▶ DATASET CONTENT
<<<<

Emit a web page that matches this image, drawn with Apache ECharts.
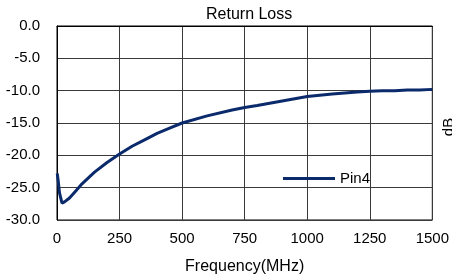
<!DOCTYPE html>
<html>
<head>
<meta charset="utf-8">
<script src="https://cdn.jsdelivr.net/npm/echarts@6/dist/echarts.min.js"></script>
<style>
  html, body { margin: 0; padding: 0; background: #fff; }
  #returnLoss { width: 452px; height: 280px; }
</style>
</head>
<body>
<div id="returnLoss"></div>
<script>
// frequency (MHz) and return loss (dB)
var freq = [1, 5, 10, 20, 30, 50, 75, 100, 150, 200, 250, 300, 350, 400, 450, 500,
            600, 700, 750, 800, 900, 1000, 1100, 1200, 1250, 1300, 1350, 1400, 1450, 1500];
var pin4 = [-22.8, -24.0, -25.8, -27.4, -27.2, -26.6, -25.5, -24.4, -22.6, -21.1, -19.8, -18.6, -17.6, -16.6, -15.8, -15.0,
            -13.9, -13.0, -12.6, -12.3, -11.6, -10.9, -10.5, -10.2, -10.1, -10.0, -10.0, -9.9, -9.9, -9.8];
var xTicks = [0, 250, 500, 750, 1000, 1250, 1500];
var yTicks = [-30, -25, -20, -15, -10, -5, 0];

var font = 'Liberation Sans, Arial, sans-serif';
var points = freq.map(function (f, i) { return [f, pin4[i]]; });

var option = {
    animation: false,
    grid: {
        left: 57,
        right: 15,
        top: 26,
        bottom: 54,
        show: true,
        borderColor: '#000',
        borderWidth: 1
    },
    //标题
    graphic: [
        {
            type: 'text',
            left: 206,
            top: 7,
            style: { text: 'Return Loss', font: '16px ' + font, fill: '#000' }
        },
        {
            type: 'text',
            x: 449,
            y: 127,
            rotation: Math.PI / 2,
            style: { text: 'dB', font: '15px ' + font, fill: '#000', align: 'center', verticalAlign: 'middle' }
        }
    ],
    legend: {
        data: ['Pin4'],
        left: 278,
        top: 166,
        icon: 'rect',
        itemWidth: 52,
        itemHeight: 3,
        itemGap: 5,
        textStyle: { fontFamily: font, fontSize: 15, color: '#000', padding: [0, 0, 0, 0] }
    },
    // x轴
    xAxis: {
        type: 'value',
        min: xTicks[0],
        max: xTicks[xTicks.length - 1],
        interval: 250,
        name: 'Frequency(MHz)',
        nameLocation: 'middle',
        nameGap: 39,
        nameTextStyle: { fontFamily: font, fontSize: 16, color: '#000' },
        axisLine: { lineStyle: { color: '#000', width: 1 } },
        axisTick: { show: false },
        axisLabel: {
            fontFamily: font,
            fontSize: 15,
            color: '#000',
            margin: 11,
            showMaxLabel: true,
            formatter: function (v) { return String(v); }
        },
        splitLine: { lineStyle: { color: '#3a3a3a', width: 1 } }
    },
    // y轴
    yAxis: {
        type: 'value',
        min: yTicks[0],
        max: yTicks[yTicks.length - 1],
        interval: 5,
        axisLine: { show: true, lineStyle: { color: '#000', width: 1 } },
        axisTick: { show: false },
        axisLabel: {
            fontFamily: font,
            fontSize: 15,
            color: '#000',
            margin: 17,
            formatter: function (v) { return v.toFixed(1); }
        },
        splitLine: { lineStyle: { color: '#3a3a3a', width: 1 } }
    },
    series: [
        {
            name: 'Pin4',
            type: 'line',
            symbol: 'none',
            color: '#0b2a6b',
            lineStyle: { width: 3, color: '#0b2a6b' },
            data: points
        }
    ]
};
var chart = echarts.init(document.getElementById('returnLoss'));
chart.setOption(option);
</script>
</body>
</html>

>>>>

▶ GIVEN PROBLEM
Quote the material word for word, dropping any images it holds.

▶ ANSWER
Emit a web page that matches this image, drawn with Apache ECharts.
<!DOCTYPE html>
<html>
<head>
<meta charset="utf-8">
<script src="https://cdn.jsdelivr.net/npm/echarts@6/dist/echarts.min.js"></script>
<style>
  html, body { margin: 0; padding: 0; background: #fff; }
  #returnLoss { width: 452px; height: 280px; }
</style>
</head>
<body>
<div id="returnLoss"></div>
<script>
// frequency (MHz) and return loss (dB)
var freq = [1, 5, 10, 20, 30, 50, 75, 100, 150, 200, 250, 300, 350, 400, 450, 500,
            600, 700, 750, 800, 900, 1000, 1100, 1200, 1250, 1300, 1350, 1400, 1450, 1500];
var pin4 = [-22.8, -24.0, -25.8, -27.4, -27.2, -26.6, -25.5, -24.4, -22.6, -21.1, -19.8, -18.6, -17.6, -16.6, -15.8, -15.0,
            -13.9, -13.0, -12.6, -12.3, -11.6, -10.9, -10.5, -10.2, -10.1, -10.0, -10.0, -9.9, -9.9, -9.8];
var xTicks = [0, 250, 500, 750, 1000, 1250, 1500];
var yTicks = [-30, -25, -20, -15, -10, -5, 0];

var font = 'Liberation Sans, Arial, sans-serif';
var points = freq.map(function (f, i) { return [f, pin4[i]]; });

var option = {
    animation: false,
    grid: {
        left: 57,
        right: 15,
        top: 26,
        bottom: 54,
        show: true,
        borderColor: '#000',
        borderWidth: 1
    },
    //标题
    graphic: [
        {
            type: 'text',
            left: 206,
            top: 7,
            style: { text: 'Return Loss', font: '16px ' + font, fill: '#000' }
        },
        {
            type: 'text',
            x: 449,
            y: 127,
            rotation: Math.PI / 2,
            style: { text: 'dB', font: '15px ' + font, fill: '#000', align: 'center', verticalAlign: 'middle' }
        }
    ],
    legend: {
        data: ['Pin4'],
        left: 278,
        top: 166,
        icon: 'rect',
        itemWidth: 52,
        itemHeight: 3,
        itemGap: 5,
        textStyle: { fontFamily: font, fontSize: 15, color: '#000', padding: [0, 0, 0, 0] }
    },
    // x轴
    xAxis: {
        type: 'value',
        min: xTicks[0],
        max: xTicks[xTicks.length - 1],
        interval: 250,
        name: 'Frequency(MHz)',
        nameLocation: 'middle',
        nameGap: 39,
        nameTextStyle: { fontFamily: font, fontSize: 16, color: '#000' },
        axisLine: { lineStyle: { color: '#000', width: 1 } },
        axisTick: { show: false },
        axisLabel: {
            fontFamily: font,
            fontSize: 15,
            color: '#000',
            margin: 11,
            showMaxLabel: true,
            formatter: function (v) { return String(v); }
        },
        splitLine: { lineStyle: { color: '#3a3a3a', width: 1 } }
    },
    // y轴
    yAxis: {
        type: 'value',
        min: yTicks[0],
        max: yTicks[yTicks.length - 1],
        interval: 5,
        axisLine: { show: true, lineStyle: { color: '#000', width: 1 } },
        axisTick: { show: false },
        axisLabel: {
            fontFamily: font,
            fontSize: 15,
            color: '#000',
            margin: 17,
            formatter: function (v) { return v.toFixed(1); }
        },
        splitLine: { lineStyle: { color: '#3a3a3a', width: 1 } }
    },
    series: [
        {
            name: 'Pin4',
            type: 'line',
            symbol: 'none',
            color: '#0b2a6b',
            lineStyle: { width: 3, color: '#0b2a6b' },
            data: points
        }
    ]
};
var chart = echarts.init(document.getElementById('returnLoss'));
chart.setOption(option);
</script>
</body>
</html>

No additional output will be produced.